Beef Picadillo Stuffed Yuca Balls (Yuca Rellena con Picadillo)
- 18 oz frozen yuca or 4 large fresh yuca roots
- 1 lb. ground beef chuck
- 1 c. parsley, finely chopped
- 3/4 c. raisins
- 1 packet of sazón Goya (without annatto or achiote)
- 4 garlic cloves, mashed
- 1 tsp. cumin
- 1 tsp. oregano
- 2 tbsp. capers (optional)
- 1-2 tsp. nutmeg
- 1 tsp. black or cayenne pepper
- 3 tsp. canola oil
- 1/2 gallon canola or vegetable oil, for deep-frying
- Salt for water and picadillo, to taste
Rinse yuca and bring to boil in salted water. Be careful not to over-salt water. Cook for 25 minutes or until yuca is almost opaque. While yuca is cooking, prepare picadillo. In a deep skillet, heat canola oil. Add beef, garlic, and seasonings and immediately begin breaking up into small pieces. Let cook for about 15 minutes on medium heat, uncovered. Add raisins, capers, and nutmeg. Stir and combine all ingredients. Cover and cook for another 10 minutes. Add parsley and stir and turn off heat. Drain yuca and remove all root stems. Let cool for about 10 minutes or until you are able to handle with bare hands. Transfer to large bowl. With a fork, mash yuca until all bumps are gone and it is smooth. Place a golf ball size amount of yuca in your palm and make an open face patty. Fill the center with 2 tsp. amount of picadillo, making sure you drain each scoop. Close up yuca ball into a 3" ball. Smooth out any bumps in yuca with your finger.
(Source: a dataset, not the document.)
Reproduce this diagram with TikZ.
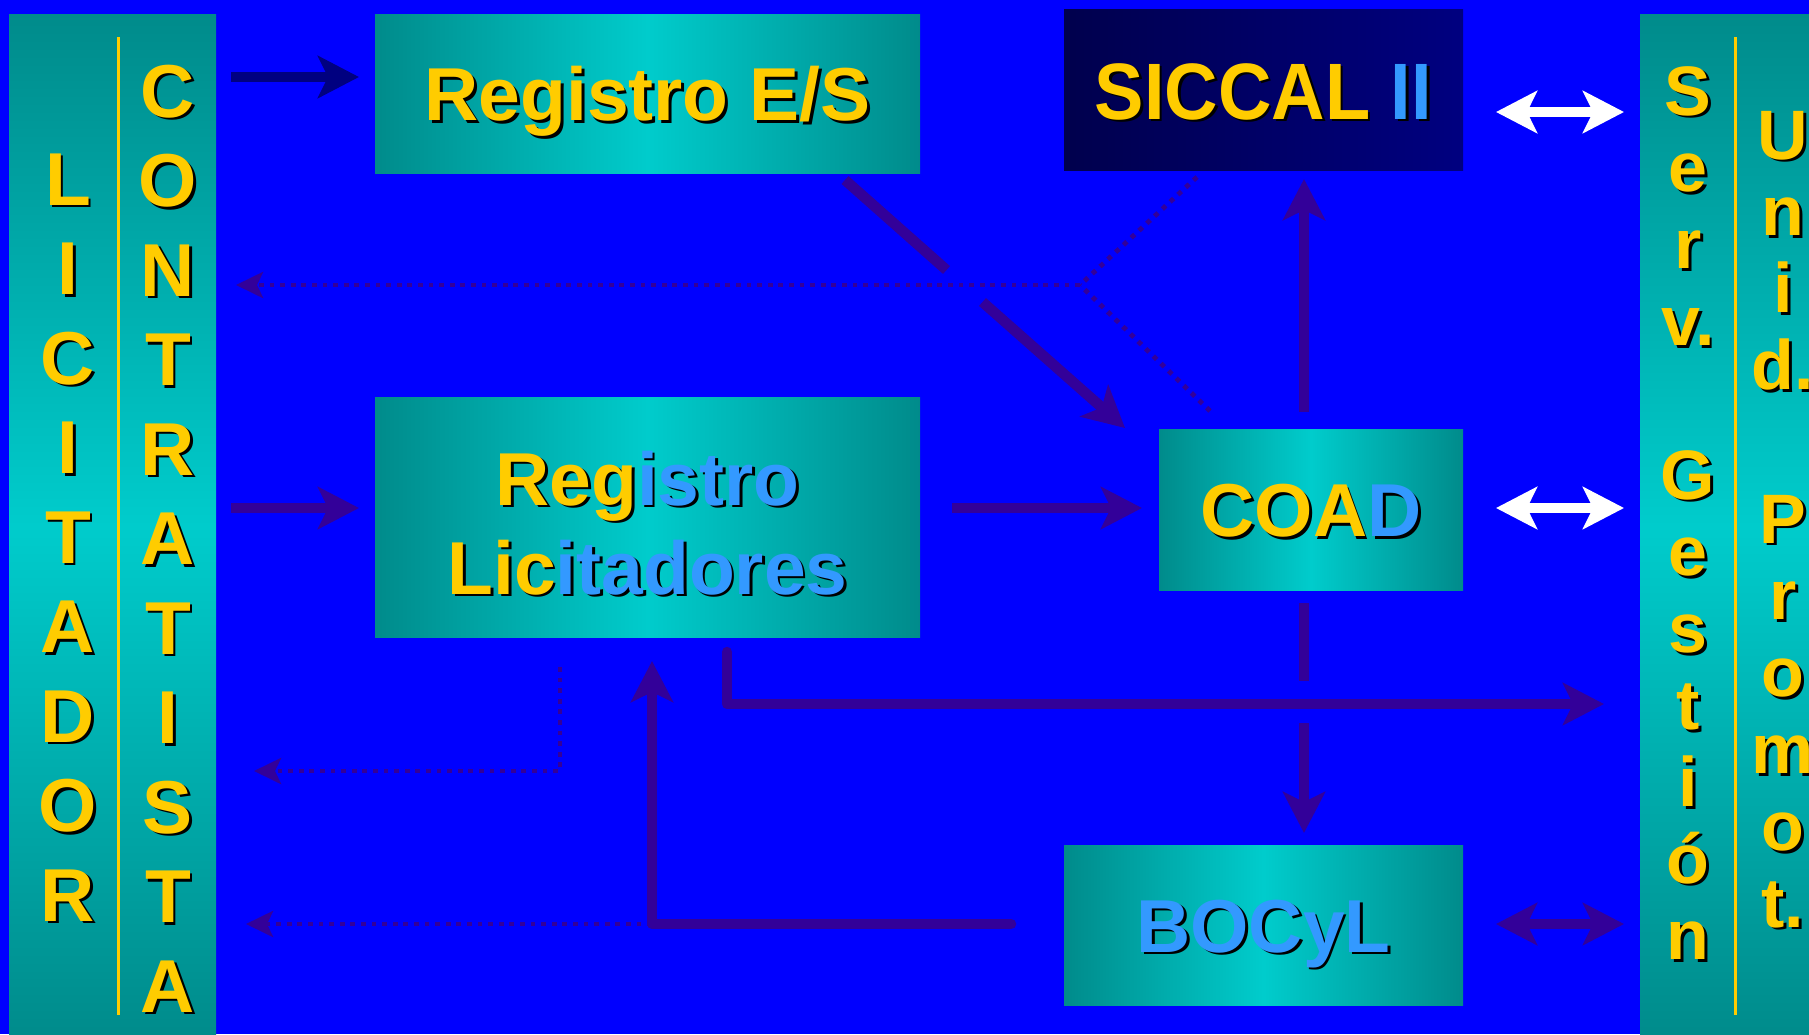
\documentclass[tikz,border=0pt]{standalone}
\usepackage{fontspec}
\setmainfont{Liberation Sans}
\usepackage{graphicx}
\usetikzlibrary{arrows.meta}
\definecolor{bg}{RGB}{0,0,255}
\definecolor{tdark}{RGB}{0,139,139}
\definecolor{tlight}{RGB}{0,204,204}
\definecolor{yel}{RGB}{255,204,0}
\definecolor{lblue}{RGB}{51,153,255}
\definecolor{purp}{RGB}{51,0,153}
\definecolor{navyA}{RGB}{0,0,128}
\definecolor{sicL}{RGB}{0,0,77}
\definecolor{sicR}{RGB}{0,0,128}
\newcommand\shd[2]{\leavevmode\rlap{\kern1.4pt\raisebox{-1.4pt}{\color{black}#2}}{\color{#1}#2}}
\tikzset{
  gbox/.style={inner sep=0pt, left color=tdark, right color=tdark, middle color=tlight,
    font=\fontsize{37.5}{44.5}\selectfont\bfseries, text height=27pt, text depth=0pt},
  sbox/.style={inner sep=0pt, left color=sicL, right color=sicR,
    font=\fontsize{40}{46}\selectfont\bfseries, text height=29.5pt, text depth=0pt},
  vpanel/.style={inner sep=0pt, top color=tdark, bottom color=tdark, middle color=tlight},
  colL/.style={inner sep=0pt, anchor=base, font=\fontsize{37.5}{44.75}\selectfont\bfseries},
  colR/.style={inner sep=0pt, anchor=base, font=\fontsize{35}{38.4}\selectfont\bfseries},
  divider/.style={draw=yel, line width=1.5pt},
  bigtip/.tip={Stealth[length=20.5pt,width=21pt,inset=5pt]},
  smalltip/.tip={Stealth[length=13.5pt,width=13pt,inset=3pt]},
  mainarrow/.style={draw=purp, line width=5.25pt, -bigtip},
  mainline/.style={draw=purp, line width=5.25pt},
  dotline/.style={draw=purp, line width=2.4pt, dash pattern=on 2.4pt off 2.9pt},
  dotarrow/.style={dotline, -smalltip},
  whitearrow/.style={draw=white, line width=5.25pt, bigtip-bigtip},
  purparrow/.style={draw=purp, line width=5.25pt, bigtip-bigtip},
}
\begin{document}
\begin{tikzpicture}[x=0.5pt,y=-0.5pt]
\useasboundingbox (0,0) rectangle (1809,1034);
\clip (0,0) rectangle (1809,1034);
\fill[bg] (0,0) rectangle (1809,1034);

% side panels
\node[vpanel, minimum width=103.5pt, minimum height=512pt] (lp) at (112.5,526) {};
\node[vpanel, minimum width=90pt, minimum height=512pt] (rp) at (1730,526) {};
\draw[divider] (118,37) -- (118,1015);
\draw[divider] (1735,37) -- (1735,1015);

\node[colL] (licit) at (68,205) {\shd{yel}{\parbox[t]{50pt}{\centering L\\I\\C\\I\\T\\A\\D\\O\\R}}};
\node[colL] (contr) at (168,117) {\shd{yel}{\parbox[t]{50pt}{\centering C\\O\\N\\T\\R\\A\\T\\I\\S\\T\\A}}};
\node[colR] (serv) at (1688,115) {\shd{yel}{\parbox[t]{50pt}{\centering S\\e\\r\\v.\\\mbox{}\\G\\e\\s\\t\\i\\ó\\n}}};
\node[colR] (unid) at (1783,159) {\shd{yel}{\parbox[t]{50pt}{\centering U\\n\\i\\d.\\\mbox{}\\P\\r\\o\\m\\o\\t.}}};

% boxes
\node[gbox, minimum width=272.5pt, minimum height=79.5pt] (res) at (647.5,93.5) {\shd{yel}{Registro E/S}};
\node[sbox, minimum width=199.5pt, minimum height=80.5pt] (sic) at (1263.5,89.5) {\scalebox{0.925}[1]{\shd{yel}{SICCAL}\ \shd{lblue}{II}}};
\node[gbox, minimum width=272.5pt, minimum height=120pt, text height=77pt] (rl) at (647.5,517)
  {\parbox[b]{270pt}{\centering\shd{yel}{Reg}\shd{lblue}{istro}\\\shd{yel}{Lic}\shd{lblue}{itadores}}};
\node[gbox, minimum width=152pt, minimum height=80.5pt] (coad) at (1311,509.5) {\shd{yel}{COA}\shd{lblue}{D}};
\node[gbox, minimum width=199.5pt, minimum height=80pt] (bocyl) at (1263.5,925) {\shd{lblue}{BOCyL}};

% connector end points
\coordinate (a1s) at (231,77);   \coordinate (a1e) at (359,77);
\coordinate (a2s) at (231,508);  \coordinate (a2e) at (359,508);
\coordinate (a3s) at (952,508);  \coordinate (a3e) at (1142,508);
\coordinate (ds1) at (845,180);  \coordinate (ds2) at (946.5,270);
\coordinate (ds3) at (982.5,302);\coordinate (ds4) at (1125,428);
\coordinate (ju) at (1080,285);  \coordinate (dsic) at (1197,177);
\coordinate (dcoad) at (1210,411); \coordinate (dtip1) at (236,285);
\coordinate (upS) at (1304,412); \coordinate (upE) at (1304,179);
\coordinate (dnA) at (1304,603); \coordinate (dnB) at (1304,681);
\coordinate (dnC) at (1304,723); \coordinate (dnE) at (1304,833);
\coordinate (lA) at (727,652);   \coordinate (lB) at (727,704);  \coordinate (lE) at (1604,704);
\coordinate (bA) at (1011,924);  \coordinate (bB) at (652,924);  \coordinate (bE) at (652,661);
\coordinate (dA) at (560,667);   \coordinate (dB) at (560,771);  \coordinate (dE) at (254,771);
\coordinate (dC) at (246,924);
\coordinate (w1a) at (1496,112); \coordinate (w1b) at (1624,112);
\coordinate (w2a) at (1496,508); \coordinate (w2b) at (1624,508);
\coordinate (w3a) at (1496,924); \coordinate (w3b) at (1624,924);

% dotted lines
\draw[dotline] (dsic) -- (ju);
\draw[dotline] (dcoad) -- (ju);
\draw[dotarrow] (ju) -- (dtip1);
\draw[dotarrow] (dA) -- (dB) -- (dE);
\draw[dotarrow] (bB) -- (dC);

% solid arrows
\draw[mainarrow, draw=navyA] (a1s) -- (a1e);
\draw[mainarrow] (a2s) -- (a2e);
\draw[mainarrow] (a3s) -- (a3e);
\draw[mainline] (ds1) -- (ds2);
\draw[mainarrow] (ds3) -- (ds4);
\draw[mainarrow] (upS) -- (upE);
\draw[mainline] (dnA) -- (dnB);
\draw[mainarrow] (dnC) -- (dnE);
\draw[mainarrow, line cap=round, line join=round] (lA) -- (lB) -- (lE);
\draw[mainarrow, line cap=round, line join=round] (bA) -- (bB) -- (bE);

% double arrows
\draw[whitearrow] (w1a) -- (w1b);
\draw[whitearrow] (w2a) -- (w2b);
\draw[purparrow] (w3a) -- (w3b);
\end{tikzpicture}
\end{document}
Add oil to deep fryer or deep pot and heat to 375 F. Using a scooper, gently place 3-4 yuca balls in fryer. Place as many yuca balls as your fryer will hold, allowing some space to move around. Make sure oil fully covers the top of the yuca balls. Fry until yuca balls are golden grown. Using scooper, remove and place on paper towel covered plate to drain all excess oil. Repeat until all your yuca balls are cooked. Serve hot.
Yields 15-18 balls.
* If your hands get sticky while working with mashed yuca, place 1 cup of flour on parchment paper. Cover the inside of your hands with flour. You can even add a bit to the yuca mix. This will prevent yuca from sticking while forming patty and closing ball.